DIRECTIONS FOR THIS TASK: Each record that follows should be repeated exactly, minus any images.

[Charts and diagrams as code]

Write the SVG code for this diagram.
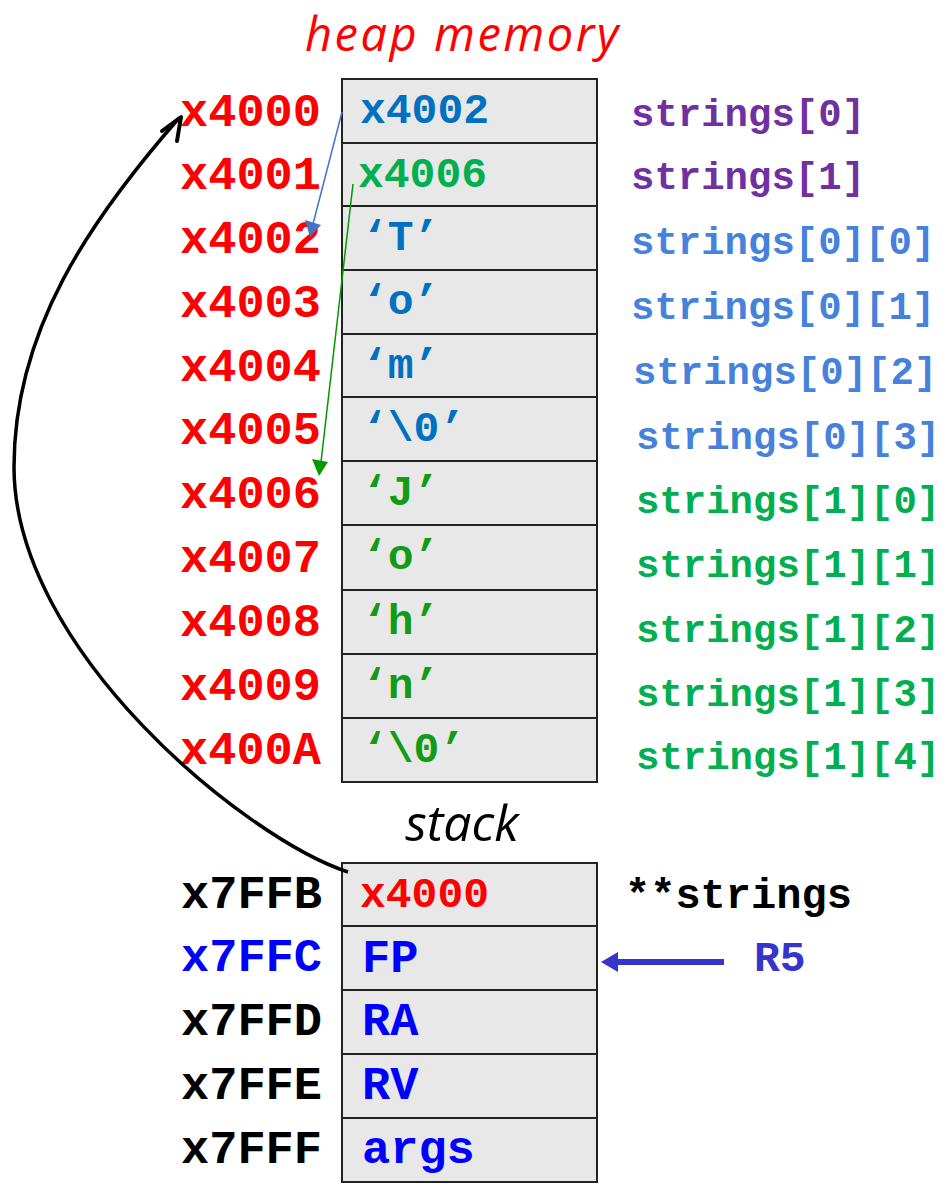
<svg xmlns="http://www.w3.org/2000/svg" width="948" height="1194" viewBox="0 0 948 1194">
<style>
.mono{font-family:"Liberation Mono","Courier New",monospace;font-weight:bold}
.addr{font-size:47px}
.cell{font-size:43px}
.big{font-size:47px}
.lbl{font-size:39px}
.cellbox{fill:#E8E8E8;stroke:#222;stroke-width:2}
.title{font-family:"Open Sans","Noto Sans",sans-serif;font-style:italic}
.red{fill:#FF0000}.purple{fill:#7030A0}.lblue{fill:#4682DC}.green{fill:#00B050}
.dblue{fill:#0070C0}.dgreen{fill:#149B14}.blue{fill:#0000FF}.black{fill:#000}
</style>
<rect width="948" height="1194" fill="#fff"/>
<text class="title red" x="463" y="51" font-size="47" letter-spacing="2.5" text-anchor="middle">heap memory</text>
<text class="title black" x="462" y="841" font-size="50" text-anchor="middle">stack</text>

<g id="heap">
<g id="h4000"><rect class="cellbox" x="342" y="79" width="255" height="64"/><text class="mono addr red" x="180" y="126">x4000</text><text class="mono cell dblue" x="360" y="123">x4002</text><text class="mono lbl purple" x="631" y="126">strings[0]</text></g>
<g id="h4001"><rect class="cellbox" x="342" y="143" width="255" height="63"/><text class="mono addr red" x="180" y="189">x4001</text><text class="mono cell green" x="358" y="187">x4006</text><text class="mono lbl purple" x="631" y="189">strings[1]</text></g>
<g id="h4002"><rect class="cellbox" x="342" y="206" width="255" height="64"/><text class="mono addr red" x="180" y="253">x4002</text><text class="mono cell dblue" x="362" y="250">‘T’</text><text class="mono lbl lblue" x="631" y="254">strings[0][0]</text></g>
<g id="h4003"><rect class="cellbox" x="342" y="270" width="255" height="64"/><text class="mono addr red" x="180" y="317">x4003</text><text class="mono cell dblue" x="362" y="314">‘o’</text><text class="mono lbl lblue" x="631" y="319">strings[0][1]</text></g>
<g id="h4004"><rect class="cellbox" x="342" y="334" width="255" height="63"/><text class="mono addr red" x="180" y="381">x4004</text><text class="mono cell dblue" x="362" y="378">‘m’</text><text class="mono lbl lblue" x="633" y="384">strings[0][2]</text></g>
<g id="h4005"><rect class="cellbox" x="342" y="397" width="255" height="64"/><text class="mono addr red" x="180" y="444">x4005</text><text class="mono cell dblue" x="362" y="441">‘\0’</text><text class="mono lbl lblue" x="636" y="449">strings[0][3]</text></g>
<g id="h4006"><rect class="cellbox" x="342" y="461" width="255" height="64"/><text class="mono addr red" x="180" y="508">x4006</text><text class="mono cell dgreen" x="362" y="505">‘J’</text><text class="mono lbl green" x="636" y="513">strings[1][0]</text></g>
<g id="h4007"><rect class="cellbox" x="342" y="525" width="255" height="65"/><text class="mono addr red" x="180" y="572">x4007</text><text class="mono cell dgreen" x="362" y="569">‘o’</text><text class="mono lbl green" x="636" y="577">strings[1][1]</text></g>
<g id="h4008"><rect class="cellbox" x="342" y="590" width="255" height="64"/><text class="mono addr red" x="180" y="636">x4008</text><text class="mono cell dgreen" x="362" y="634">‘h’</text><text class="mono lbl green" x="636" y="642">strings[1][2]</text></g>
<g id="h4009"><rect class="cellbox" x="342" y="654" width="255" height="64"/><text class="mono addr red" x="180" y="700">x4009</text><text class="mono cell dgreen" x="362" y="698">‘n’</text><text class="mono lbl green" x="636" y="706">strings[1][3]</text></g>
<g id="h400A"><rect class="cellbox" x="342" y="718" width="255" height="64"/><text class="mono addr red" x="180" y="764">x400A</text><text class="mono cell dgreen" x="362" y="762">‘\0’</text><text class="mono lbl green" x="636" y="769">strings[1][4]</text></g>
</g>

<g id="stack">
<g id="s7FFB"><rect class="cellbox" x="342" y="863" width="255" height="63"/><text class="mono addr black" x="181" y="908">x7FFB</text><text class="mono cell red" x="360" y="907">x4000</text><text class="mono black" font-size="42" x="625" y="908">**strings</text></g>
<g id="s7FFC"><rect class="cellbox" x="342" y="926" width="255" height="64"/><text class="mono addr blue" x="181" y="971">x7FFC</text><text class="mono big blue" x="362" y="972">FP</text></g>
<g id="s7FFD"><rect class="cellbox" x="342" y="990" width="255" height="64"/><text class="mono addr black" x="181" y="1035">x7FFD</text><text class="mono big blue" x="362" y="1035">RA</text></g>
<g id="s7FFE"><rect class="cellbox" x="342" y="1054" width="255" height="64"/><text class="mono addr black" x="181" y="1099">x7FFE</text><text class="mono big blue" x="362" y="1099">RV</text></g>
<g id="s7FFF"><rect class="cellbox" x="342" y="1118" width="255" height="64"/><text class="mono addr black" x="181" y="1163">x7FFF</text><text class="mono big blue" x="362" y="1163">args</text></g>
<g id="r5"><text class="mono cell" fill="#3535CC" x="754" y="971">R5</text></g>
</g>

<g id="connectors">
<path d="M348,872 C245,838 14,650 14,467 C14,330 90,220 179,118" fill="none" stroke="#000" stroke-width="3.5"/>
<polyline points="162,131 181,117 177,141" fill="none" stroke="#000" stroke-width="4" stroke-linecap="round" stroke-linejoin="round"/>
<line x1="342" y1="112" x2="313" y2="224" stroke="#4472C4" stroke-width="1.5"/>
<polygon points="310,237 305,220 321,225" fill="#4472C4"/>
<line x1="353" y1="184" x2="321" y2="462" stroke="#009900" stroke-width="1.5"/>
<polygon points="319,476 312,459 328,462" fill="#009900"/>
<line x1="724" y1="962" x2="614" y2="962" stroke="#3535CC" stroke-width="6"/>
<polygon points="601,962 618,952 618,972" fill="#3535CC"/>
</g>
</svg>
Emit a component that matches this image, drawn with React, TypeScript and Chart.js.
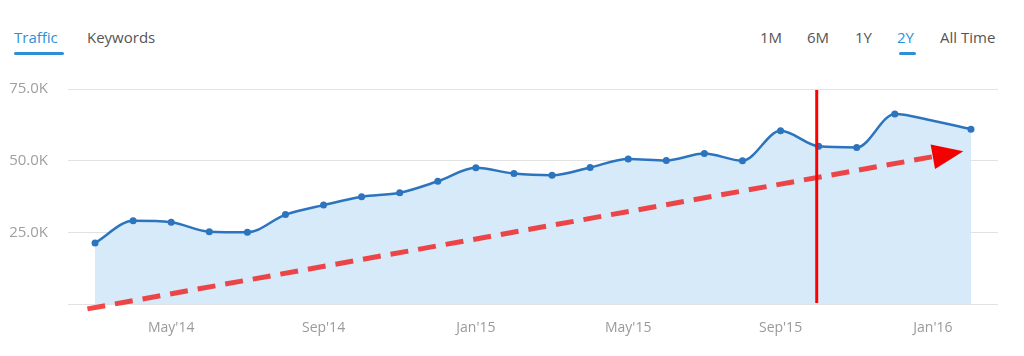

EXPECTED ANSWER:
Write the SVG code for this diagram.
<svg xmlns="http://www.w3.org/2000/svg" width="948" height="1194" viewBox="0 0 948 1194">
<style>
.mono{font-family:"Liberation Mono","Courier New",monospace;font-weight:bold}
.addr{font-size:47px}
.cell{font-size:43px}
.big{font-size:47px}
.lbl{font-size:39px}
.cellbox{fill:#E8E8E8;stroke:#222;stroke-width:2}
.title{font-family:"Open Sans","Noto Sans",sans-serif;font-style:italic}
.red{fill:#FF0000}.purple{fill:#7030A0}.lblue{fill:#4682DC}.green{fill:#00B050}
.dblue{fill:#0070C0}.dgreen{fill:#149B14}.blue{fill:#0000FF}.black{fill:#000}
</style>
<rect width="948" height="1194" fill="#fff"/>
<text class="title red" x="463" y="51" font-size="47" letter-spacing="2.5" text-anchor="middle">heap memory</text>
<text class="title black" x="462" y="841" font-size="50" text-anchor="middle">stack</text>

<g id="heap">
<g id="h4000"><rect class="cellbox" x="342" y="79" width="255" height="64"/><text class="mono addr red" x="180" y="126">x4000</text><text class="mono cell dblue" x="360" y="123">x4002</text><text class="mono lbl purple" x="631" y="126">strings[0]</text></g>
<g id="h4001"><rect class="cellbox" x="342" y="143" width="255" height="63"/><text class="mono addr red" x="180" y="189">x4001</text><text class="mono cell green" x="358" y="187">x4006</text><text class="mono lbl purple" x="631" y="189">strings[1]</text></g>
<g id="h4002"><rect class="cellbox" x="342" y="206" width="255" height="64"/><text class="mono addr red" x="180" y="253">x4002</text><text class="mono cell dblue" x="362" y="250">‘T’</text><text class="mono lbl lblue" x="631" y="254">strings[0][0]</text></g>
<g id="h4003"><rect class="cellbox" x="342" y="270" width="255" height="64"/><text class="mono addr red" x="180" y="317">x4003</text><text class="mono cell dblue" x="362" y="314">‘o’</text><text class="mono lbl lblue" x="631" y="319">strings[0][1]</text></g>
<g id="h4004"><rect class="cellbox" x="342" y="334" width="255" height="63"/><text class="mono addr red" x="180" y="381">x4004</text><text class="mono cell dblue" x="362" y="378">‘m’</text><text class="mono lbl lblue" x="633" y="384">strings[0][2]</text></g>
<g id="h4005"><rect class="cellbox" x="342" y="397" width="255" height="64"/><text class="mono addr red" x="180" y="444">x4005</text><text class="mono cell dblue" x="362" y="441">‘\0’</text><text class="mono lbl lblue" x="636" y="449">strings[0][3]</text></g>
<g id="h4006"><rect class="cellbox" x="342" y="461" width="255" height="64"/><text class="mono addr red" x="180" y="508">x4006</text><text class="mono cell dgreen" x="362" y="505">‘J’</text><text class="mono lbl green" x="636" y="513">strings[1][0]</text></g>
<g id="h4007"><rect class="cellbox" x="342" y="525" width="255" height="65"/><text class="mono addr red" x="180" y="572">x4007</text><text class="mono cell dgreen" x="362" y="569">‘o’</text><text class="mono lbl green" x="636" y="577">strings[1][1]</text></g>
<g id="h4008"><rect class="cellbox" x="342" y="590" width="255" height="64"/><text class="mono addr red" x="180" y="636">x4008</text><text class="mono cell dgreen" x="362" y="634">‘h’</text><text class="mono lbl green" x="636" y="642">strings[1][2]</text></g>
<g id="h4009"><rect class="cellbox" x="342" y="654" width="255" height="64"/><text class="mono addr red" x="180" y="700">x4009</text><text class="mono cell dgreen" x="362" y="698">‘n’</text><text class="mono lbl green" x="636" y="706">strings[1][3]</text></g>
<g id="h400A"><rect class="cellbox" x="342" y="718" width="255" height="64"/><text class="mono addr red" x="180" y="764">x400A</text><text class="mono cell dgreen" x="362" y="762">‘\0’</text><text class="mono lbl green" x="636" y="769">strings[1][4]</text></g>
</g>

<g id="stack">
<g id="s7FFB"><rect class="cellbox" x="342" y="863" width="255" height="63"/><text class="mono addr black" x="181" y="908">x7FFB</text><text class="mono cell red" x="360" y="907">x4000</text><text class="mono black" font-size="42" x="625" y="908">**strings</text></g>
<g id="s7FFC"><rect class="cellbox" x="342" y="926" width="255" height="64"/><text class="mono addr blue" x="181" y="971">x7FFC</text><text class="mono big blue" x="362" y="972">FP</text></g>
<g id="s7FFD"><rect class="cellbox" x="342" y="990" width="255" height="64"/><text class="mono addr black" x="181" y="1035">x7FFD</text><text class="mono big blue" x="362" y="1035">RA</text></g>
<g id="s7FFE"><rect class="cellbox" x="342" y="1054" width="255" height="64"/><text class="mono addr black" x="181" y="1099">x7FFE</text><text class="mono big blue" x="362" y="1099">RV</text></g>
<g id="s7FFF"><rect class="cellbox" x="342" y="1118" width="255" height="64"/><text class="mono addr black" x="181" y="1163">x7FFF</text><text class="mono big blue" x="362" y="1163">args</text></g>
<g id="r5"><text class="mono cell" fill="#3535CC" x="754" y="971">R5</text></g>
</g>

<g id="connectors">
<path d="M348,872 C245,838 14,650 14,467 C14,330 90,220 179,118" fill="none" stroke="#000" stroke-width="3.5"/>
<polyline points="162,131 181,117 177,141" fill="none" stroke="#000" stroke-width="4" stroke-linecap="round" stroke-linejoin="round"/>
<line x1="342" y1="112" x2="313" y2="224" stroke="#4472C4" stroke-width="1.5"/>
<polygon points="310,237 305,220 321,225" fill="#4472C4"/>
<line x1="353" y1="184" x2="321" y2="462" stroke="#009900" stroke-width="1.5"/>
<polygon points="319,476 312,459 328,462" fill="#009900"/>
<line x1="724" y1="962" x2="614" y2="962" stroke="#3535CC" stroke-width="6"/>
<polygon points="601,962 618,952 618,972" fill="#3535CC"/>
</g>
</svg>
Emit a component that matches this image, drawn with React, TypeScript and Chart.js.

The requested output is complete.